Joann Paley Galst, Ph.D., an individual and couples therapist in New York City, answers:
A: You're right to be concerned. Children are very perceptive and do pick up on tension within families, even if it is not directly expressed. However, they don't know the causes of the tension, and because of their inherent egocentrism, they tend to blame themselves. Often, they think: "My bad behavior has caused all these problems among the grownups."
As you've discovered, secret feelings are almost impossible to keep secret. An undercurrent of whispers, facial gestures, body language, overheard bits of conversation, or hesitant and evasive answers to questions combine to drive children to come up with their own explanation, which in many cases can be more disturbing than the reality. To ensure that your daughter has a happy, healthy relationship with members of her family, you should try to settle your disputes if possible.
That said, you're in a tough position.

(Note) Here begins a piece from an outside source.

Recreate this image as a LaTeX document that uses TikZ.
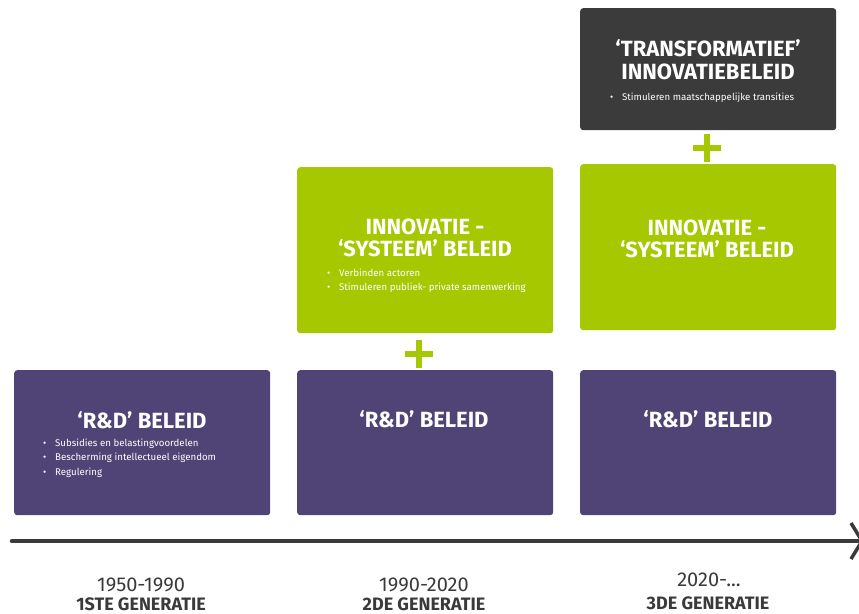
\documentclass[tikz,border=0pt]{standalone}
\usepackage{fontspec}
\setmainfont{Fira Sans}
\definecolor{rdpurple}{HTML}{4F4475}
\definecolor{innogreen}{HTML}{A5C800}
\definecolor{transdark}{HTML}{3B3B3B}
\definecolor{tlgray}{HTML}{3A3A3A}
\newcommand{\bl}{\makebox[12pt][l]{•}}
\begin{document}
\begin{tikzpicture}[x=1pt,y=-1pt,
  box/.style={rounded corners=3pt, minimum width=256pt, anchor=north west, inner sep=0pt, draw=none},
  title/.style={text=white, font=\bfseries\fontsize{22}{22.5}\selectfont, align=center, inner sep=0pt},
  bul/.style={text=white, font=\fontsize{9.7}{14.3}\selectfont, align=left, anchor=base west, inner sep=0pt},
  plus/.style={line width=5.5pt, innogreen},
  year/.style={text=tlgray, font=\fontsize{20}{22}\selectfont, inner sep=0pt},
  gen/.style={text=tlgray, font=\bfseries\fontsize{18}{20}\selectfont, inner sep=0pt},
]
\useasboundingbox (0,0) rectangle (859,613);
\clip (0,0) rectangle (859,613);

% boxes
\node[box, fill=rdpurple, minimum height=145pt] (rd1) at (14,370) {};
\node[box, fill=rdpurple, minimum height=145pt] (rd2) at (297,370) {};
\node[box, fill=rdpurple, minimum height=145pt] (rd3) at (580,370) {};
\node[box, fill=innogreen, minimum height=166pt] (in2) at (297,167) {};
\node[box, fill=innogreen, minimum height=166pt] (in3) at (580,164) {};
\node[box, fill=transdark, minimum height=122pt] (tr3) at (580,8) {};

% titles
\node[title] (rd1t) at (142,420) {‘R\&D’ BELEID};
\node[title] (rd2t) at (424,419) {‘R\&D’ BELEID};
\node[title] (rd3t) at (708,419) {‘R\&D’ BELEID};
\node[title] (in2t) at (425,238) {INNOVATIE -\\‘SYSTEEM’ BELEID};
\node[title] (in3t) at (707,239) {INNOVATIE -\\‘SYSTEEM’ BELEID};
\node[title] (tr3t) at (708,60) {‘TRANSFORMATIEF’\\INNOVATIEBELEID};

% bullets (anchor at baseline of last line)
\node[bul] (rd1b) at (43,475.1) {\bl Subsidies en belastingvoordelen\\\bl Bescherming intellectueel eigendom\\\bl Regulering};
\node[bul] (in2b) at (327,290.8) {\bl Verbinden actoren\\\bl Stimuleren publiek- private samenwerking};
\node[bul] (tr3b) at (610,100.5) {\bl Stimuleren maatschappelijke transities};

% plus signs
\coordinate (p1) at (419,354);
\coordinate (p2) at (707,148);
\draw[plus] ([xshift=-14pt]p1) -- ([xshift=14pt]p1);
\draw[plus] ([yshift=-14pt]p1) -- ([yshift=14pt]p1);
\draw[plus] ([xshift=-14pt]p2) -- ([xshift=14pt]p2);
\draw[plus] ([yshift=-14pt]p2) -- ([yshift=14pt]p2);

% timeline
\coordinate (tls) at (12,541);
\coordinate (tle) at (862,541);
\draw[line width=4.5pt, tlgray, line cap=round] (tls) -- (tle);
\draw[line width=3.5pt, tlgray] (851,523) -- (tle) -- (851,559);

% labels
\node[year] (y1) at (141,585) {1950-1990};
\node[gen] (g1) at (141,604) {1STE GENERATIE};
\node[year] (y2) at (424,585) {1990-2020};
\node[gen] (g2) at (424,604) {2DE GENERATIE};
\node[year] (y3) at (709,580) {2020-...};
\node[gen] (g3) at (708,603) {3DE GENERATIE};
\end{tikzpicture}
\end{document}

Cease-fires can't occur unless all parties sign on. Since it sounds as if your problems have been going on a long time, it may take awhile to repair the damage. Yes, she's been horrible to you, but can you try to understand her as a person, with her own anxieties, fears, and emotional baggage? If you can, you might be more open to seeing what, if anything, you may have done or be doing to exacerbate tensions. If you recognize that you have hurt her in the past, apologize and try to clear the air.
If you've made all the reparations you can, then it's time for your husband to step in. In fact, he can be pivotal in healing the breach. It's his job to stand up for you when his mother criticizes or insults you. He needs to explain to her, in private, that you are his choice and that if she loves him she at least needs to respect his choice of a wife. If tensions do eventually ease, you should try to set up a three-way meeting to talk about what has gone wrong and why. Consider consulting a clergyman or family therapist, who can help all of you decipher patterns in the way you are acting and reacting to each other, and, in time, perhaps heal wounds.

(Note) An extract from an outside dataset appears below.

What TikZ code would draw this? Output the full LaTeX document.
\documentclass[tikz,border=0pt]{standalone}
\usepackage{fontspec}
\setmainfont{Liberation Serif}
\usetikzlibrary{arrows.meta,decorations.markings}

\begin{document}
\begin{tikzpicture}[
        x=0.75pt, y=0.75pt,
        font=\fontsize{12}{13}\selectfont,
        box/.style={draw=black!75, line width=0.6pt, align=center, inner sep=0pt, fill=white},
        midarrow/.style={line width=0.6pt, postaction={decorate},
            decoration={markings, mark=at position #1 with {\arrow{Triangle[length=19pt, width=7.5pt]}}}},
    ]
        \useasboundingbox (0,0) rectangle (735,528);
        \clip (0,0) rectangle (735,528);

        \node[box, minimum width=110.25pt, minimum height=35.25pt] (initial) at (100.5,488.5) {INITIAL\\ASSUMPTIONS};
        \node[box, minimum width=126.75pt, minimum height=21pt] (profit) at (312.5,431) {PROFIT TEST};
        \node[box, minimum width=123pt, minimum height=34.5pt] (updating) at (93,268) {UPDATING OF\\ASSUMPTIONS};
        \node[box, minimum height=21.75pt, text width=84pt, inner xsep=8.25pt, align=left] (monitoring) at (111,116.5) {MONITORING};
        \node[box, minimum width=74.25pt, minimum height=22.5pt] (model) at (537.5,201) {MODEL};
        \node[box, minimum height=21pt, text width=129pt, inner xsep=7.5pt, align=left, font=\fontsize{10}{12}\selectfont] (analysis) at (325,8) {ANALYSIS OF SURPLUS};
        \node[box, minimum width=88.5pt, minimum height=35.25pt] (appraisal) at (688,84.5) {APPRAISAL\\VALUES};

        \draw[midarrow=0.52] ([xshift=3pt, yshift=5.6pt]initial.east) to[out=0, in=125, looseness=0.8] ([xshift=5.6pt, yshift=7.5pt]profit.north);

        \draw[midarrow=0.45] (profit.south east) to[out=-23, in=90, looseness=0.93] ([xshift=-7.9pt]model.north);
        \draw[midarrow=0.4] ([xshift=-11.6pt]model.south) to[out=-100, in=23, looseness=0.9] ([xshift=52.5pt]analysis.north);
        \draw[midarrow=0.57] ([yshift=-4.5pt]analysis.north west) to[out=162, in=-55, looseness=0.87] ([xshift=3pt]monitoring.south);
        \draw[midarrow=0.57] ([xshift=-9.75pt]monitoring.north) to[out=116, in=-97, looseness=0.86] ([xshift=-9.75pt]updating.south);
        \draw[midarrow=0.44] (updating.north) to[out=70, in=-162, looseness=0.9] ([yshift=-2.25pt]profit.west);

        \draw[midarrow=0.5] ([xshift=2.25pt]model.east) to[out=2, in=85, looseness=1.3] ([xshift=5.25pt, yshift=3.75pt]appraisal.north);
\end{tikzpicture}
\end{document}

However, if after all your efforts, you still feel unwelcome in your mother-in-law's home, avoid open warfare for your daughter's sake. Accept the fact that you may never be able to change her view of you but that your child should have the opportunity to develop her own relationship with her grandmother. To that end, encourage your daughter to visit and allow her to love her grandmother. Of course, pretending that you like someone you detest will come across as disingenuous and will be confusing to your child. Instead, tell her that you and your mother-in-law have a tough time getting along, but she loves her very much -- and you're glad she has a good relationship with her. Be open in answering her questions, but spare her the dirty details and don't use her inquiries as an opportunity to vent your anger. Needless to say, you should be careful not to use your daughter as a pawn in any ongoing battles: Don't ask her to convey messages to your mother-in-law and don't pump her for information about what she may have said about you during her visits. On the other hand, if she hears something that makes her uncomfortable, then you and your husband must step in and tell your mother-in-law that your daughter will not be allowed to spend time with her if that continues.